### WHAT IS BEING ASKED
Retype only the lines below from the one with "Give me the matplotlib source for this chart." to the one with "ax = fig.add_axes([0.1117, 0.1126, 0.9947", inclusive, skipping every image.

### DATA TO PROCESS
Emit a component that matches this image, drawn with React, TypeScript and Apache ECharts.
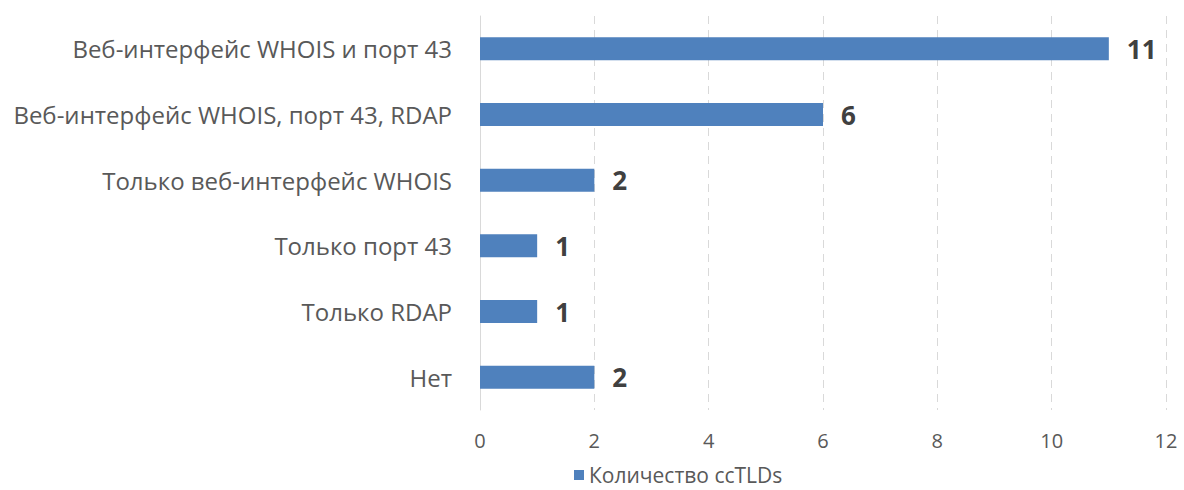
import React, { useEffect, useRef } from "react";
import * as echarts from "echarts";

const categories = [
  "Веб-интерфейс WHOIS и порт 43",
  "Веб-интерфейс WHOIS, порт 43, RDAP",
  "Только веб-интерфейс WHOIS",
  "Только порт 43",
  "Только RDAP",
  "Нет",
];
const values = [11, 6, 2, 1, 1, 2];
const seriesName = "Количество ccTLDs";

export default function App() {
  const ref = useRef<HTMLDivElement>(null);
  useEffect(() => {
    document.body.style.margin = "0";
    const chart = echarts.init(ref.current!, null, { renderer: "svg" });
    const font = "'Open Sans', 'Noto Sans', sans-serif";
    chart.setOption({
      animation: false,
      backgroundColor: "#ffffff",
      grid: { left: 480, right: 18, top: 16, bottom: 80, containLabel: false },
      legend: {
        top: 463,
        left: 574,
        padding: 0,
        itemWidth: 10,
        itemHeight: 10,
        icon: "rect",
        itemGap: 8,
        textStyle: { fontFamily: font, fontSize: 21, lineHeight: 24, color: "#595959" },
        data: [seriesName],
      },
      xAxis: {
        type: "value",
        min: 0,
        max: 12,
        interval: 2,
        axisLine: { show: false },
        axisTick: { show: false },
        axisLabel: { fontFamily: font, fontSize: 20, color: "#595959", margin: 20 },
        splitLine: { show: true, lineStyle: { color: "#d9d9d9", type: [8, 6], width: 1 } },
      },
      yAxis: {
        type: "category",
        inverse: true,
        data: categories,
        axisLine: { show: true, lineStyle: { color: "#d9d9d9" } },
        axisTick: { show: false },
        axisLabel: { fontFamily: font, fontSize: 24, color: "#595959", margin: 28 },
      },
      series: [
        {
          name: seriesName,
          type: "bar",
          data: values,
          barWidth: 23,
          itemStyle: { color: "#4f81bd" },
          label: {
            show: true,
            position: "right",
            distance: 18,
            fontFamily: font,
            fontSize: 26,
            fontWeight: "bold",
            color: "#404040",
          },
        },
      ],
    });
    return () => chart.dispose();
  }, []);
  return <div ref={ref} style={{ width: 1184, height: 490 }} />;
}
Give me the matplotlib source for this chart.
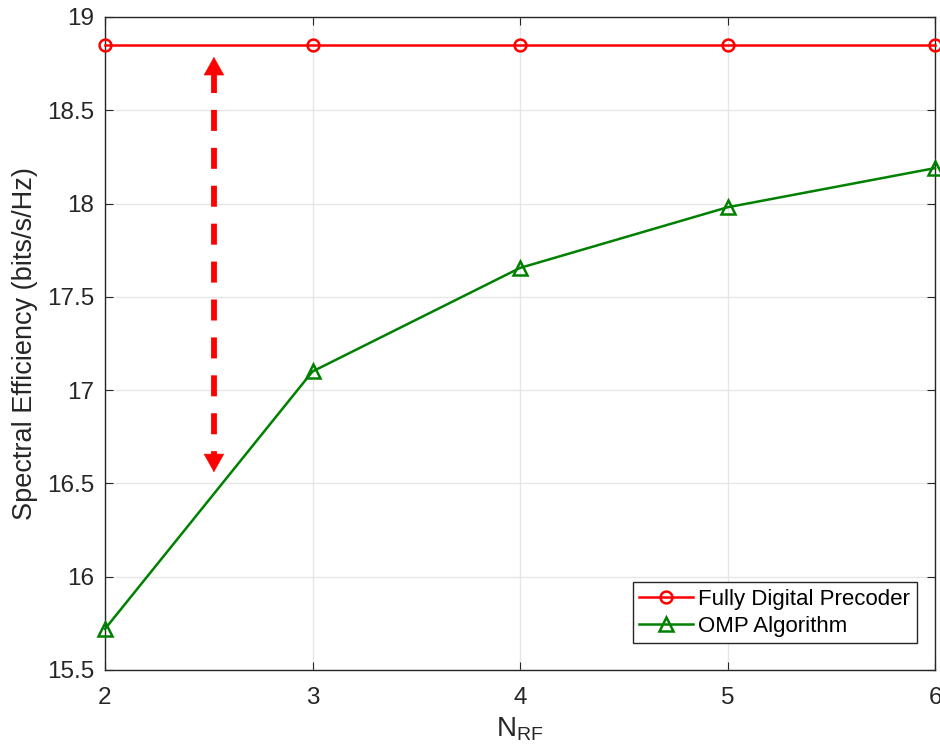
import matplotlib.pyplot as plt
import numpy as np

plt.rcParams['font.family'] = ['Liberation Sans', 'DejaVu Sans']
plt.rcParams['mathtext.fontset'] = 'custom'
plt.rcParams['mathtext.rm'] = 'Liberation Sans'

n_rf = [2, 3, 4, 5, 6]
fully_digital = [18.85, 18.85, 18.85, 18.85, 18.85]
omp = [15.72, 17.10, 17.655, 17.98, 18.19]

# gap arrow (data coords)
arrow_x = 2.525
arrow_top = 18.786
arrow_bottom = 16.56
head_len = 0.09

fig = plt.figure(figsize=(9.4, 7.55), dpi=100)
ax = fig.add_axes([0.1117, 0.1126, 0.9947 - 0.1117, 0.9775 - 0.1126])

ax.plot(n_rf, fully_digital, color='#ff0000', lw=1.8, marker='o', ms=8.5,
        mfc='none', mew=1.8, label='Fully Digital Precoder', clip_on=False, zorder=3)
ax.plot(n_rf, omp, color='#008000', lw=1.8, marker='^', ms=10,
        mfc='none', mew=1.8, label='OMP Algorithm', clip_on=False, zorder=3)

# dashed shaft + two filled heads
ax.plot([arrow_x, arrow_x], [arrow_top - head_len + 0.01, arrow_bottom + head_len - 0.01],
        color='#ff0000', lw=4.2, ls=(0, (3.6, 2.9)), solid_capstyle='butt')
for tip, base in [(arrow_top, arrow_top - head_len), (arrow_bottom, arrow_bottom + head_len)]:
    ax.annotate('', xy=(arrow_x, tip), xytext=(arrow_x, base),
                arrowprops=dict(arrowstyle='-|>,head_length=1.25,head_width=0.7',
                                color='#ff0000', lw=0.5, shrinkA=0, shrinkB=0))

ax.set_xlim(2, 6)
ax.set_ylim(15.5, 19)
ax.set_xticks(n_rf)
ax.set_yticks(np.arange(15.5, 19.01, 0.5))
ax.set_yticklabels(['15.5', '16', '16.5', '17', '17.5', '18', '18.5', '19'])
ax.grid(True, color='#e6e6e6', lw=1)
ax.set_axisbelow(True)
ax.tick_params(direction='in', length=6, labelsize=17.5, colors='#262626',
               top=True, right=True)
ax.tick_params(axis='x', pad=12)
ax.tick_params(axis='y', pad=8)
for s in ax.spines.values():
    s.set_color('#262626')
    s.set_linewidth(1)

ax.set_xlabel(r'N$_{\mathregular{RF}}$', fontsize=20, color='#262626', labelpad=5)
ax.set_ylabel('Spectral Efficiency (bits/s/Hz)', fontsize=19.5, color='#262626', labelpad=6)

leg = ax.legend(loc='lower right', bbox_to_anchor=(0.978, 0.041), fontsize=16,
                fancybox=False, framealpha=1, edgecolor='#262626', borderpad=0.3,
                handlelength=2.4, handletextpad=0.25, labelspacing=0.25,
                borderaxespad=0)
leg.get_frame().set_linewidth(1)

fig.savefig('out.png', dpi=100)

### ANSWER TO THE PROBLEM
Give me the matplotlib source for this chart.
import matplotlib.pyplot as plt
import numpy as np

plt.rcParams['font.family'] = ['Liberation Sans', 'DejaVu Sans']
plt.rcParams['mathtext.fontset'] = 'custom'
plt.rcParams['mathtext.rm'] = 'Liberation Sans'

n_rf = [2, 3, 4, 5, 6]
fully_digital = [18.85, 18.85, 18.85, 18.85, 18.85]
omp = [15.72, 17.10, 17.655, 17.98, 18.19]

# gap arrow (data coords)
arrow_x = 2.525
arrow_top = 18.786
arrow_bottom = 16.56
head_len = 0.09

fig = plt.figure(figsize=(9.4, 7.55), dpi=100)
ax = fig.add_axes([0.1117, 0.1126, 0.9947 - 0.1117, 0.9775 - 0.1126])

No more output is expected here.